TASK TO COMPLETE —
Print only the lines from the top of the data through the line with "-15.5, -17.7, -20.6];", both included, skipping every picture.
:::::
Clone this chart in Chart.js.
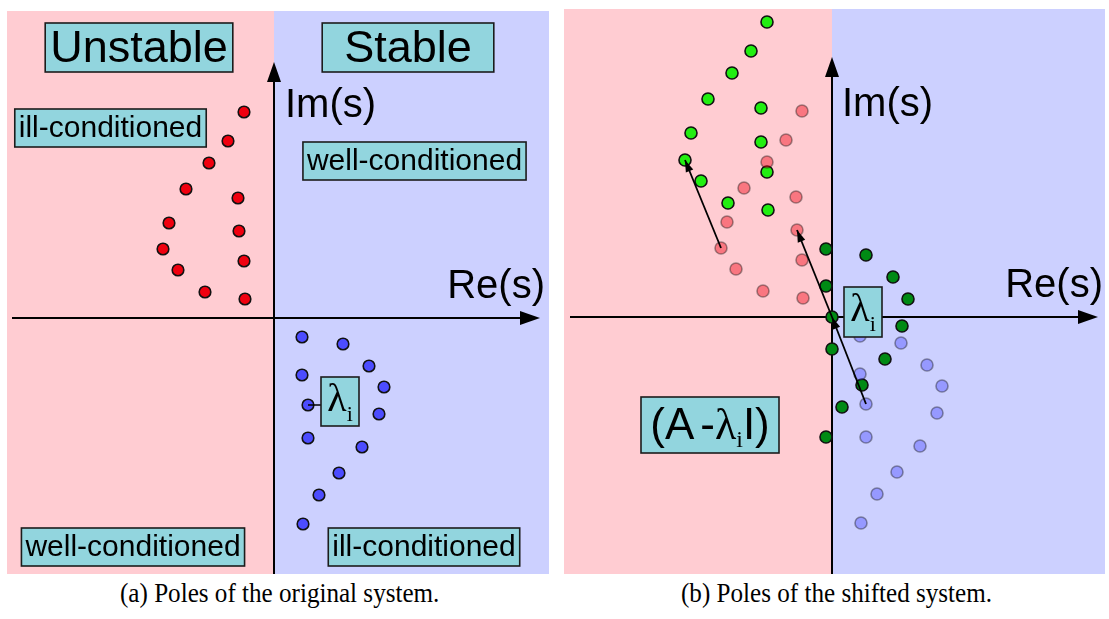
<!DOCTYPE html>
<html>
<head>
<meta charset="utf-8">
<script src="https://cdn.jsdelivr.net/npm/chart.js@4/dist/chart.umd.min.js"></script>
<style>
  html, body { margin: 0; padding: 0; background: #fff; width: 1109px; height: 619px; overflow: hidden; }
  canvas { position: absolute; }
  #poleChartA { left: 7px; top: 11px; }
  #poleChartB { left: 564px; top: 9px; }
  .caption { position: absolute; top: 578px; font-family: "Liberation Serif", "DejaVu Serif", serif; font-size: 27px; color: #000; white-space: nowrap; transform: scaleX(0.93); transform-origin: left top; }
  #captionA { left: 120px; }
  #captionB { left: 681px; }
</style>
</head>
<body>
<canvas id="poleChartA" width="542" height="563"></canvas>
<canvas id="poleChartB" width="541" height="565"></canvas>
<div class="caption" id="captionA">(a) Poles of the original system.</div>
<div class="caption" id="captionB">(b) Poles of the shifted system.</div>
<script>
// Poles of the original system (real part, imaginary part)
const unstableRe = [-3.0, -4.6, -6.5, -8.8, -3.6, -10.5, -3.5, -11.1, -3.0, -9.6, -6.9, -2.9];
const unstableIm = [20.6, 17.7, 15.5, 12.9, 12.0, 9.5, 8.7, 6.9, 5.7, 4.8, 2.6, 1.9];
const stableRe = [2.8, 6.9, 9.5, 2.8, 11.0, 3.4, 10.5, 3.4, 8.8, 6.5, 4.5, 2.9];
const stableIm = [-1.9, -2.6, -4.8, -5.7, -6.9, -8.7, -9.6, -12.0, -12.9, -15.5, -17.7, -20.6];

// Poles of the shifted system (A - lambda_i I)
const shiftedUnstableRe = [-6.5, -8.1, -10.0, -12.4, -7.1, -14.1, -7.1, -14.7, -6.5, -13.1, -10.4, -6.4];
const shiftedUnstableIm = [29.5, 26.6, 24.4, 21.8, 20.9, 18.4, 17.5, 15.7, 14.5, 13.6, 11.4, 10.7];
const shiftedStableRe = [-0.6, 3.4, 6.1, -0.6, 7.6, 0.0, 7.0, 0.0, 5.3, 3.0, 1.0, -0.6];
const shiftedStableIm = [6.8, 6.2, 4.0, 3.1, 1.8, 0.0, -0.9, -3.2, -4.2, -6.8, -9.0, -12.0];

// The chosen shift lambda_i and the displacement arrows [fromRe, fromIm, toRe, toIm]
const lambdaRe = 3.4;
const lambdaIm = -8.7;
const shiftArrows = [
  [-11.1, 6.9, -14.7, 15.7],
  [0.0, 0.0, -3.5, 8.7],
  [lambdaRe, lambdaIm, 0.0, 0.0]
];

const toPoints = (re, im) => re.map((v, i) => ({ x: v, y: im[i] }));

const SANS = '"Liberation Sans", Arial, Helvetica, sans-serif';
const SERIF = '"Liberation Serif", "Times New Roman", serif';
const BOX_FILL = '#92d5de';
const BOX_EDGE = '#1c1c1c';

function arrowHead(ctx, fx, fy, tx, ty, len, half) {
  const ang = Math.atan2(ty - fy, tx - fx);
  const bx = tx - len * Math.cos(ang), by = ty - len * Math.sin(ang);
  const nx = -Math.sin(ang) * half, ny = Math.cos(ang) * half;
  ctx.beginPath();
  ctx.moveTo(tx, ty);
  ctx.lineTo(bx + nx, by + ny);
  ctx.lineTo(bx - nx, by - ny);
  ctx.closePath();
  ctx.fill();
}

function drawBox(ctx, cx, cy, w, h) {
  ctx.fillStyle = BOX_FILL;
  ctx.fillRect(cx - w / 2, cy - h / 2, w, h);
  ctx.strokeStyle = BOX_EDGE;
  ctx.lineWidth = 1.6;
  ctx.strokeRect(cx - w / 2, cy - h / 2, w, h);
}

// Draws text runs [{t, font, dy}] left to right, centred on (cx, cy)
function drawRuns(ctx, runs, cx, cy) {
  let total = 0;
  runs.forEach(r => { ctx.font = r.font; r.w = ctx.measureText(r.t).width + (r.gap || 0); total += r.w; });
  let x = cx - total / 2;
  ctx.fillStyle = '#000';
  ctx.textBaseline = 'alphabetic';
  ctx.textAlign = 'left';
  runs.forEach(r => { ctx.font = r.font; ctx.fillText(r.t, x, cy + r.dy); x += r.w; });
}

const planePlugin = {
  id: 'plane',
  beforeDatasetsDraw(chart, args, o) {
    const { ctx, chartArea: a, scales: { x, y } } = chart;
    const x0 = x.getPixelForValue(0), y0 = y.getPixelForValue(0);
    ctx.save();
    ctx.fillStyle = '#ffccd2';
    ctx.fillRect(a.left, a.top, x0 - a.left, a.bottom - a.top);
    ctx.fillStyle = '#ccd0ff';
    ctx.fillRect(x0, a.top, a.right - x0, a.bottom - a.top);

    // axes with arrow heads
    ctx.strokeStyle = '#000';
    ctx.fillStyle = '#000';
    ctx.lineWidth = 2;
    const xs = x.getPixelForValue(o.reFrom), xe = x.getPixelForValue(o.reTo);
    const yt = y.getPixelForValue(o.imTo);
    ctx.beginPath();
    ctx.moveTo(xs, y0); ctx.lineTo(xe - 10, y0);
    ctx.moveTo(x0, a.bottom); ctx.lineTo(x0, yt + 10);
    ctx.stroke();
    arrowHead(ctx, xs, y0, xe, y0, 20, 7);
    arrowHead(ctx, x0, a.bottom, x0, yt, 20, 7);

    // axis names
    ctx.font = '40px ' + SANS;
    ctx.textBaseline = 'alphabetic';
    ctx.textAlign = 'left';
    ctx.fillText('Im(s)', x.getPixelForValue(o.imLabel[0]), y.getPixelForValue(o.imLabel[1]));
    ctx.textAlign = 'right';
    ctx.fillText('Re(s)', x.getPixelForValue(o.reLabel[0]), y.getPixelForValue(o.reLabel[1]));
    ctx.restore();
  },
  afterDatasetsDraw(chart, args, o) {
    const { ctx, scales: { x, y } } = chart;
    ctx.save();
    (o.boxes || []).forEach(b => {
      const cx = x.getPixelForValue(b.x), cy = y.getPixelForValue(b.y);
      ctx.font = b.size + 'px ' + SANS;
      const w = ctx.measureText(b.text).width + 2 * b.pad;
      drawBox(ctx, cx, cy, w, b.h);
      ctx.fillStyle = '#000';
      ctx.textAlign = 'center';
      ctx.textBaseline = 'middle';
      ctx.fillText(b.text, cx, cy + b.size * 0.04);
    });
    if (o.lambdaBox) {
      const L = o.lambdaBox;
      const cx = x.getPixelForValue(L.x), cy = y.getPixelForValue(L.y);
      if (L.link) {
        ctx.strokeStyle = '#000';
        ctx.lineWidth = 1.5;
        ctx.beginPath();
        ctx.moveTo(x.getPixelForValue(L.link[0]), y.getPixelForValue(L.link[1]));
        ctx.lineTo(cx - L.w / 2, y.getPixelForValue(L.link[1]));
        ctx.stroke();
      }
      drawBox(ctx, cx, cy, L.w, L.h);
      drawRuns(ctx, [
        { t: '\u03bb', font: '40px ' + SERIF, dy: 9 },
        { t: 'i', font: '22px ' + SERIF, dy: 19 }
      ], cx, cy);
    }
    if (o.shiftBox) {
      const S = o.shiftBox;
      const cx = x.getPixelForValue(S.x), cy = y.getPixelForValue(S.y);
      drawBox(ctx, cx, cy, S.w, S.h);
      drawRuns(ctx, [
        { t: '(A', font: '44px ' + SANS, dy: 14, gap: 6 },
        { t: '-', font: '44px ' + SANS, dy: 14 },
        { t: '\u03bb', font: '44px ' + SERIF, dy: 14 },
        { t: 'i', font: '24px ' + SERIF, dy: 22 },
        { t: 'I)', font: '44px ' + SANS, dy: 14 }
      ], cx, cy);
    }
    (o.arrows || []).forEach(a => {
      const fx = x.getPixelForValue(a[0]), fy = y.getPixelForValue(a[1]);
      const tx = x.getPixelForValue(a[2]), ty = y.getPixelForValue(a[3]);
      ctx.strokeStyle = '#000';
      ctx.fillStyle = '#000';
      ctx.lineWidth = 1.8;
      ctx.beginPath();
      ctx.moveTo(fx, fy);
      ctx.lineTo(tx, ty);
      ctx.stroke();
      arrowHead(ctx, fx, fy, tx, ty, 12, 4);
    });
    ctx.restore();
  }
};

function poleSet(re, im, fill, edge, r) {
  return {
    data: toPoints(re, im),
    pointRadius: r,
    pointHoverRadius: r,
    pointBackgroundColor: fill,
    pointBorderColor: edge,
    pointBorderWidth: 1.6,
    showLine: false
  };
}

function makeChart(id, datasets, xr, yr, plane) {
  return new Chart(document.getElementById(id), {
    type: 'scatter',
    data: { datasets },
    plugins: [planePlugin],
    options: {
      responsive: false,
      animation: false,
      events: [],
      layout: { padding: 0, autoPadding: false },
      scales: {
        x: { type: 'linear', min: xr[0], max: xr[1], display: false },
        y: { type: 'linear', min: yr[0], max: yr[1], display: false }
      },
      plugins: { legend: { display: false }, tooltip: { enabled: false }, plane }
    }
  });
}

makeChart('poleChartA', [
  poleSet(unstableRe, unstableIm, '#f0000f', '#111', 5.8),
  poleSet(stableRe, stableIm, '#4c4cff', '#111', 5.8)
], [-26.7, 27.5], [-25.6, 30.7], {
  reFrom: -26.2, reTo: 26.6, imTo: 25.6,
  imLabel: [1.1, 20.1], reLabel: [27.1, 2.0],
  boxes: [
    { text: 'Unstable', x: -13.5, y: 27.05, size: 45, pad: 5, h: 49 },
    { text: 'Stable', x: 13.4, y: 27.05, size: 45, pad: 22, h: 49 },
    { text: 'ill-conditioned', x: -16.35, y: 19.0, size: 30, pad: 4, h: 38 },
    { text: 'well-conditioned', x: 14.05, y: 15.7, size: 30, pad: 4, h: 38 },
    { text: 'well-conditioned', x: -14.1, y: -22.9, size: 30, pad: 4, h: 38 },
    { text: 'ill-conditioned', x: 15.0, y: -22.9, size: 30, pad: 4, h: 38 }
  ],
  lambdaBox: { x: 6.6, y: -8.35, w: 38, h: 49, link: [lambdaRe, lambdaIm] }
});

makeChart('poleChartB', [
  poleSet(unstableRe, unstableIm, 'rgba(240,0,15,0.42)', 'rgba(20,20,20,0.4)', 6),
  poleSet(stableRe, stableIm, 'rgba(76,76,255,0.42)', 'rgba(20,20,20,0.4)', 6),
  poleSet(shiftedUnstableRe, shiftedUnstableIm, '#22ee11', '#111', 6),
  poleSet(shiftedStableRe, shiftedStableIm, '#008a14', '#111', 6)
], [-26.8, 27.3], [-25.7, 30.8], {
  reFrom: -26.2, reTo: 26.6, imTo: 26.0,
  imLabel: [1.0, 20.1], reLabel: [27.1, 2.0],
  lambdaBox: { x: 3.1, y: 0.5, w: 38, h: 50 },
  shiftBox: { x: -12.2, y: -10.8, w: 138, h: 56 },
  arrows: shiftArrows
});
</script>
</body>
</html>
:::::
SOLUTION FOR THIS PROBLEM —
Clone this chart in Chart.js.
<!DOCTYPE html>
<html>
<head>
<meta charset="utf-8">
<script src="https://cdn.jsdelivr.net/npm/chart.js@4/dist/chart.umd.min.js"></script>
<style>
  html, body { margin: 0; padding: 0; background: #fff; width: 1109px; height: 619px; overflow: hidden; }
  canvas { position: absolute; }
  #poleChartA { left: 7px; top: 11px; }
  #poleChartB { left: 564px; top: 9px; }
  .caption { position: absolute; top: 578px; font-family: "Liberation Serif", "DejaVu Serif", serif; font-size: 27px; color: #000; white-space: nowrap; transform: scaleX(0.93); transform-origin: left top; }
  #captionA { left: 120px; }
  #captionB { left: 681px; }
</style>
</head>
<body>
<canvas id="poleChartA" width="542" height="563"></canvas>
<canvas id="poleChartB" width="541" height="565"></canvas>
<div class="caption" id="captionA">(a) Poles of the original system.</div>
<div class="caption" id="captionB">(b) Poles of the shifted system.</div>
<script>
// Poles of the original system (real part, imaginary part)
const unstableRe = [-3.0, -4.6, -6.5, -8.8, -3.6, -10.5, -3.5, -11.1, -3.0, -9.6, -6.9, -2.9];
const unstableIm = [20.6, 17.7, 15.5, 12.9, 12.0, 9.5, 8.7, 6.9, 5.7, 4.8, 2.6, 1.9];
const stableRe = [2.8, 6.9, 9.5, 2.8, 11.0, 3.4, 10.5, 3.4, 8.8, 6.5, 4.5, 2.9];
const stableIm = [-1.9, -2.6, -4.8, -5.7, -6.9, -8.7, -9.6, -12.0, -12.9, -15.5, -17.7, -20.6];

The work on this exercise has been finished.